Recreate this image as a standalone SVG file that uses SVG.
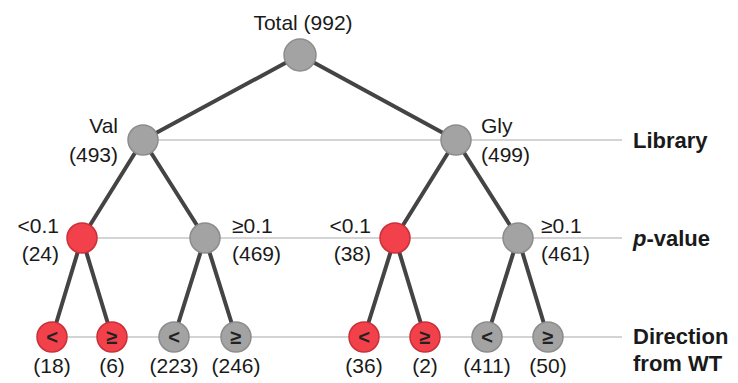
<svg xmlns="http://www.w3.org/2000/svg" width="738" height="383" viewBox="0 0 738 383">
<style>
text{font-family:"Liberation Sans",Arial,sans-serif;font-size:21px;fill:#1a1a1a}
.b{font-weight:bold;font-size:22px}
.guide{stroke:#d4d4d4;stroke-width:2;fill:none}
.edge{stroke:#444;stroke-width:4;fill:none;stroke-linecap:round}
.g{fill:#a3a3a3;stroke:#8c8c8c;stroke-width:1.5}
.r{fill:#f3414b;stroke:#c83038;stroke-width:1.5}
.sym{font-size:20px;font-weight:bold;text-anchor:middle;fill:#222}
.m{text-anchor:middle}
.e{text-anchor:end}
</style>
<rect width="738" height="383" fill="#fff"/>
<g id="guides">
<line class="guide" x1="158" y1="140" x2="622" y2="140"/>
<line class="guide" x1="97" y1="238" x2="622" y2="238"/>
<line class="guide" x1="52" y1="337" x2="622" y2="337"/>
</g>
<g id="connectors">
<line class="edge" x1="300" y1="55" x2="143" y2="140"/>
<line class="edge" x1="300" y1="55" x2="456" y2="140"/>
<line class="edge" x1="143" y1="140" x2="82" y2="238"/>
<line class="edge" x1="143" y1="140" x2="205" y2="238"/>
<line class="edge" x1="456" y1="140" x2="395" y2="238"/>
<line class="edge" x1="456" y1="140" x2="518" y2="238"/>
<line class="edge" x1="82" y1="238" x2="52" y2="337"/>
<line class="edge" x1="82" y1="238" x2="112" y2="337"/>
<line class="edge" x1="205" y1="238" x2="174" y2="337"/>
<line class="edge" x1="205" y1="238" x2="236" y2="337"/>
<line class="edge" x1="395" y1="238" x2="364" y2="337"/>
<line class="edge" x1="395" y1="238" x2="425" y2="337"/>
<line class="edge" x1="518" y1="238" x2="487" y2="337"/>
<line class="edge" x1="518" y1="238" x2="548" y2="337"/>
</g>
<g id="root"><circle class="g" cx="300" cy="55" r="16"/><text class="m" x="303" y="30">Total (992)</text></g>
<g id="val"><circle class="g" cx="143" cy="140" r="15"/><text class="e" x="118" y="133">Val</text><text class="e" x="118" y="162">(493)</text></g>
<g id="gly"><circle class="g" cx="456" cy="140" r="15"/><text x="481" y="133">Gly</text><text x="481" y="162">(499)</text></g>
<g id="val-lt"><circle class="r" cx="82" cy="238" r="15"/><text class="e" x="59" y="233">&lt;0.1</text><text class="e" x="59" y="261">(24)</text></g>
<g id="val-ge"><circle class="g" cx="205" cy="238" r="15"/><text x="232" y="233">≥0.1</text><text x="232" y="261">(469)</text></g>
<g id="gly-lt"><circle class="r" cx="395" cy="238" r="15"/><text class="e" x="371" y="233">&lt;0.1</text><text class="e" x="371" y="261">(38)</text></g>
<g id="gly-ge"><circle class="g" cx="518" cy="238" r="15"/><text x="541" y="233">≥0.1</text><text x="541" y="261">(461)</text></g>
<g id="n1"><circle class="r" cx="52" cy="337" r="15"/><text class="sym" x="52" y="344">&lt;</text><text class="m" x="52" y="373">(18)</text></g>
<g id="n2"><circle class="r" cx="112" cy="337" r="15"/><text class="sym" x="112" y="344">≥</text><text class="m" x="112" y="373">(6)</text></g>
<g id="n3"><circle class="g" cx="174" cy="337" r="15"/><text class="sym" x="174" y="344">&lt;</text><text class="m" x="174" y="373">(223)</text></g>
<g id="n4"><circle class="g" cx="236" cy="337" r="15"/><text class="sym" x="236" y="344">≥</text><text class="m" x="236" y="373">(246)</text></g>
<g id="n5"><circle class="r" cx="364" cy="337" r="15"/><text class="sym" x="364" y="344">&lt;</text><text class="m" x="364" y="373">(36)</text></g>
<g id="n6"><circle class="r" cx="425" cy="337" r="15"/><text class="sym" x="425" y="344">≥</text><text class="m" x="425" y="373">(2)</text></g>
<g id="n7"><circle class="g" cx="487" cy="337" r="15"/><text class="sym" x="487" y="344">&lt;</text><text class="m" x="487" y="373">(411)</text></g>
<g id="n8"><circle class="g" cx="548" cy="337" r="15"/><text class="sym" x="548" y="344">≥</text><text class="m" x="548" y="373">(50)</text></g>
<g id="labels">
<text class="b" x="633" y="148">Library</text>
<text class="b" x="633" y="246"><tspan font-style="italic">p</tspan>-value</text>
<text class="b" x="633" y="344">Direction</text>
<text class="b" x="633" y="371">from WT</text>
</g>
</svg>
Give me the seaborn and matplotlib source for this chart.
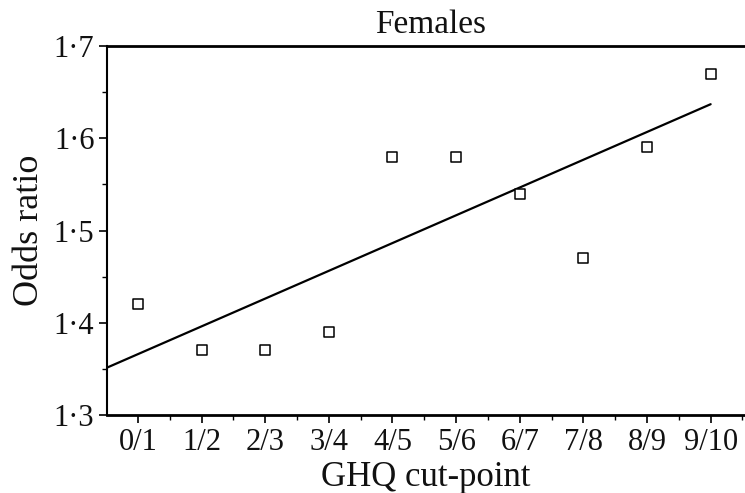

PROBLEM REQUIREMENTS ▸ Return the material exactly as given, apart from the pictures.

RESPONSE TO THE EXERCISE ▸
Recreate this image as a standalone SVG file that uses SVG.
<svg xmlns="http://www.w3.org/2000/svg" width="738" height="383" viewBox="0 0 738 383">
<style>
text{font-family:"Liberation Sans",Arial,sans-serif;font-size:21px;fill:#1a1a1a}
.b{font-weight:bold;font-size:22px}
.guide{stroke:#d4d4d4;stroke-width:2;fill:none}
.edge{stroke:#444;stroke-width:4;fill:none;stroke-linecap:round}
.g{fill:#a3a3a3;stroke:#8c8c8c;stroke-width:1.5}
.r{fill:#f3414b;stroke:#c83038;stroke-width:1.5}
.sym{font-size:20px;font-weight:bold;text-anchor:middle;fill:#222}
.m{text-anchor:middle}
.e{text-anchor:end}
</style>
<rect width="738" height="383" fill="#fff"/>
<g id="guides">
<line class="guide" x1="158" y1="140" x2="622" y2="140"/>
<line class="guide" x1="97" y1="238" x2="622" y2="238"/>
<line class="guide" x1="52" y1="337" x2="622" y2="337"/>
</g>
<g id="connectors">
<line class="edge" x1="300" y1="55" x2="143" y2="140"/>
<line class="edge" x1="300" y1="55" x2="456" y2="140"/>
<line class="edge" x1="143" y1="140" x2="82" y2="238"/>
<line class="edge" x1="143" y1="140" x2="205" y2="238"/>
<line class="edge" x1="456" y1="140" x2="395" y2="238"/>
<line class="edge" x1="456" y1="140" x2="518" y2="238"/>
<line class="edge" x1="82" y1="238" x2="52" y2="337"/>
<line class="edge" x1="82" y1="238" x2="112" y2="337"/>
<line class="edge" x1="205" y1="238" x2="174" y2="337"/>
<line class="edge" x1="205" y1="238" x2="236" y2="337"/>
<line class="edge" x1="395" y1="238" x2="364" y2="337"/>
<line class="edge" x1="395" y1="238" x2="425" y2="337"/>
<line class="edge" x1="518" y1="238" x2="487" y2="337"/>
<line class="edge" x1="518" y1="238" x2="548" y2="337"/>
</g>
<g id="root"><circle class="g" cx="300" cy="55" r="16"/><text class="m" x="303" y="30">Total (992)</text></g>
<g id="val"><circle class="g" cx="143" cy="140" r="15"/><text class="e" x="118" y="133">Val</text><text class="e" x="118" y="162">(493)</text></g>
<g id="gly"><circle class="g" cx="456" cy="140" r="15"/><text x="481" y="133">Gly</text><text x="481" y="162">(499)</text></g>
<g id="val-lt"><circle class="r" cx="82" cy="238" r="15"/><text class="e" x="59" y="233">&lt;0.1</text><text class="e" x="59" y="261">(24)</text></g>
<g id="val-ge"><circle class="g" cx="205" cy="238" r="15"/><text x="232" y="233">≥0.1</text><text x="232" y="261">(469)</text></g>
<g id="gly-lt"><circle class="r" cx="395" cy="238" r="15"/><text class="e" x="371" y="233">&lt;0.1</text><text class="e" x="371" y="261">(38)</text></g>
<g id="gly-ge"><circle class="g" cx="518" cy="238" r="15"/><text x="541" y="233">≥0.1</text><text x="541" y="261">(461)</text></g>
<g id="n1"><circle class="r" cx="52" cy="337" r="15"/><text class="sym" x="52" y="344">&lt;</text><text class="m" x="52" y="373">(18)</text></g>
<g id="n2"><circle class="r" cx="112" cy="337" r="15"/><text class="sym" x="112" y="344">≥</text><text class="m" x="112" y="373">(6)</text></g>
<g id="n3"><circle class="g" cx="174" cy="337" r="15"/><text class="sym" x="174" y="344">&lt;</text><text class="m" x="174" y="373">(223)</text></g>
<g id="n4"><circle class="g" cx="236" cy="337" r="15"/><text class="sym" x="236" y="344">≥</text><text class="m" x="236" y="373">(246)</text></g>
<g id="n5"><circle class="r" cx="364" cy="337" r="15"/><text class="sym" x="364" y="344">&lt;</text><text class="m" x="364" y="373">(36)</text></g>
<g id="n6"><circle class="r" cx="425" cy="337" r="15"/><text class="sym" x="425" y="344">≥</text><text class="m" x="425" y="373">(2)</text></g>
<g id="n7"><circle class="g" cx="487" cy="337" r="15"/><text class="sym" x="487" y="344">&lt;</text><text class="m" x="487" y="373">(411)</text></g>
<g id="n8"><circle class="g" cx="548" cy="337" r="15"/><text class="sym" x="548" y="344">≥</text><text class="m" x="548" y="373">(50)</text></g>
<g id="labels">
<text class="b" x="633" y="148">Library</text>
<text class="b" x="633" y="246"><tspan font-style="italic">p</tspan>-value</text>
<text class="b" x="633" y="344">Direction</text>
<text class="b" x="633" y="371">from WT</text>
</g>
</svg>
Give me the seaborn and matplotlib source for this chart.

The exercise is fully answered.